Direction. All the data below goes into the copy word for word, but the pictures don't.

Data.
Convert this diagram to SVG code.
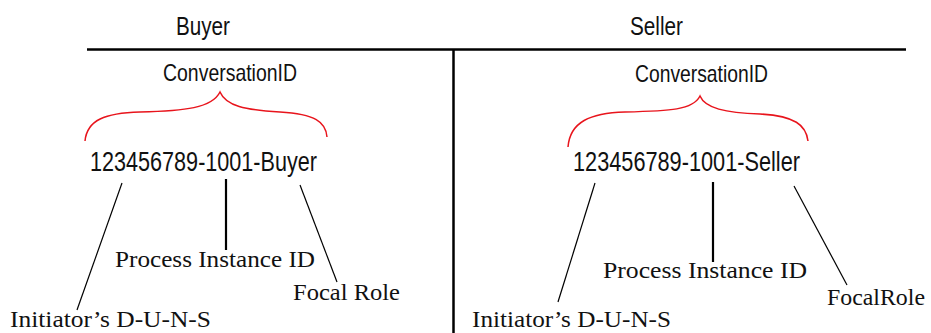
<svg xmlns="http://www.w3.org/2000/svg" width="931" height="333" viewBox="0 0 931 333">
  <style>
    .sans { font-family: "Liberation Sans", Arial, sans-serif; fill: #111; }
    .serif { font-family: "Liberation Serif", "Times New Roman", serif; fill: #111; font-size: 23px; }
    .rule { stroke: #000; stroke-width: 2.5; fill: none; }
    .thin { stroke: #000; stroke-width: 1.2; fill: none; }
    .thick { stroke: #000; stroke-width: 2.2; fill: none; }
    .brace { stroke: #e8141c; stroke-width: 1.5; fill: none; }
  </style>
  <rect width="931" height="333" fill="#fff"/>

  <!-- column headers and separator -->
  <g id="header">
    <text class="sans" x="176" y="35" font-size="26" textLength="54" lengthAdjust="spacingAndGlyphs">Buyer</text>
    <text class="sans" x="630" y="35" font-size="26" textLength="53" lengthAdjust="spacingAndGlyphs">Seller</text>
    <line class="rule" x1="87" y1="49.5" x2="906" y2="49.5"/>
    <line class="rule" x1="453.5" y1="49.5" x2="453.5" y2="333"/>
  </g>

  <!-- buyer side -->
  <g id="buyer-id">
    <text class="sans" x="163" y="81" font-size="24" textLength="134" lengthAdjust="spacingAndGlyphs">ConversationID</text>
    <path class="brace" d="M85,141 C87,120 105,113 140,112 C185,111 212,108 220,92 C226,106 245,110 280,112 C315,114 326,122 327,137"/>
    <text class="sans" x="90" y="171" font-size="28" textLength="227" lengthAdjust="spacingAndGlyphs">123456789-1001-Buyer</text>
  </g>
  <g id="buyer-duns">
    <text class="serif" x="10" y="327" textLength="201" lengthAdjust="spacingAndGlyphs">Initiator’s D-U-N-S</text>
  </g>
  <g id="buyer-instance">
    <text class="serif" x="115" y="267" textLength="200" lengthAdjust="spacingAndGlyphs">Process Instance ID</text>
  </g>
  <g id="buyer-role">
    <text class="serif" x="293" y="300" textLength="107" lengthAdjust="spacingAndGlyphs">Focal Role</text>
  </g>

  <!-- seller side -->
  <g id="seller-id">
    <text class="sans" x="635" y="82" font-size="24" textLength="133" lengthAdjust="spacingAndGlyphs">ConversationID</text>
    <path class="brace" d="M568,147 C570,122 590,113 625,112 C670,111 693,110 700,96 C705,108 725,113 760,114 C795,116 806,125 808,141"/>
    <text class="sans" x="573" y="171" font-size="28" textLength="227" lengthAdjust="spacingAndGlyphs">123456789-1001-Seller</text>
  </g>
  <g id="seller-duns">
    <text class="serif" x="472" y="327" textLength="199" lengthAdjust="spacingAndGlyphs">Initiator’s D-U-N-S</text>
  </g>
  <g id="seller-instance">
    <text class="serif" x="603" y="278" textLength="204" lengthAdjust="spacingAndGlyphs">Process Instance ID</text>
  </g>
  <g id="seller-role">
    <text class="serif" x="827" y="305" textLength="98" lengthAdjust="spacingAndGlyphs">FocalRole</text>
  </g>

  <!-- pointer lines from the ID parts to their labels -->
  <g id="connectors">
    <line class="thin" x1="122" y1="183" x2="77" y2="310"/>
    <line class="thick" x1="226" y1="179" x2="226" y2="250"/>
    <line class="thin" x1="300" y1="185" x2="337" y2="282"/>
    <line class="thin" x1="595" y1="183" x2="558" y2="302"/>
    <line class="thick" x1="713" y1="182" x2="713" y2="262"/>
    <line class="thin" x1="794" y1="186" x2="847" y2="285"/>
  </g>
</svg>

Final result.
Convert this diagram to SVG code.
<svg xmlns="http://www.w3.org/2000/svg" width="931" height="333" viewBox="0 0 931 333">
  <style>
    .sans { font-family: "Liberation Sans", Arial, sans-serif; fill: #111; }
    .serif { font-family: "Liberation Serif", "Times New Roman", serif; fill: #111; font-size: 23px; }
    .rule { stroke: #000; stroke-width: 2.5; fill: none; }
    .thin { stroke: #000; stroke-width: 1.2; fill: none; }
    .thick { stroke: #000; stroke-width: 2.2; fill: none; }
    .brace { stroke: #e8141c; stroke-width: 1.5; fill: none; }
  </style>
  <rect width="931" height="333" fill="#fff"/>

  <!-- column headers and separator -->
  <g id="header">
    <text class="sans" x="176" y="35" font-size="26" textLength="54" lengthAdjust="spacingAndGlyphs">Buyer</text>
    <text class="sans" x="630" y="35" font-size="26" textLength="53" lengthAdjust="spacingAndGlyphs">Seller</text>
    <line class="rule" x1="87" y1="49.5" x2="906" y2="49.5"/>
    <line class="rule" x1="453.5" y1="49.5" x2="453.5" y2="333"/>
  </g>

  <!-- buyer side -->
  <g id="buyer-id">
    <text class="sans" x="163" y="81" font-size="24" textLength="134" lengthAdjust="spacingAndGlyphs">ConversationID</text>
    <path class="brace" d="M85,141 C87,120 105,113 140,112 C185,111 212,108 220,92 C226,106 245,110 280,112 C315,114 326,122 327,137"/>
    <text class="sans" x="90" y="171" font-size="28" textLength="227" lengthAdjust="spacingAndGlyphs">123456789-1001-Buyer</text>
  </g>
  <g id="buyer-duns">
    <text class="serif" x="10" y="327" textLength="201" lengthAdjust="spacingAndGlyphs">Initiator’s D-U-N-S</text>
  </g>
  <g id="buyer-instance">
    <text class="serif" x="115" y="267" textLength="200" lengthAdjust="spacingAndGlyphs">Process Instance ID</text>
  </g>
  <g id="buyer-role">
    <text class="serif" x="293" y="300" textLength="107" lengthAdjust="spacingAndGlyphs">Focal Role</text>
  </g>

  <!-- seller side -->
  <g id="seller-id">
    <text class="sans" x="635" y="82" font-size="24" textLength="133" lengthAdjust="spacingAndGlyphs">ConversationID</text>
    <path class="brace" d="M568,147 C570,122 590,113 625,112 C670,111 693,110 700,96 C705,108 725,113 760,114 C795,116 806,125 808,141"/>
    <text class="sans" x="573" y="171" font-size="28" textLength="227" lengthAdjust="spacingAndGlyphs">123456789-1001-Seller</text>
  </g>
  <g id="seller-duns">
    <text class="serif" x="472" y="327" textLength="199" lengthAdjust="spacingAndGlyphs">Initiator’s D-U-N-S</text>
  </g>
  <g id="seller-instance">
    <text class="serif" x="603" y="278" textLength="204" lengthAdjust="spacingAndGlyphs">Process Instance ID</text>
  </g>
  <g id="seller-role">
    <text class="serif" x="827" y="305" textLength="98" lengthAdjust="spacingAndGlyphs">FocalRole</text>
  </g>

  <!-- pointer lines from the ID parts to their labels -->
  <g id="connectors">
    <line class="thin" x1="122" y1="183" x2="77" y2="310"/>
    <line class="thick" x1="226" y1="179" x2="226" y2="250"/>
    <line class="thin" x1="300" y1="185" x2="337" y2="282"/>
    <line class="thin" x1="595" y1="183" x2="558" y2="302"/>
    <line class="thick" x1="713" y1="182" x2="713" y2="262"/>
    <line class="thin" x1="794" y1="186" x2="847" y2="285"/>
  </g>
</svg>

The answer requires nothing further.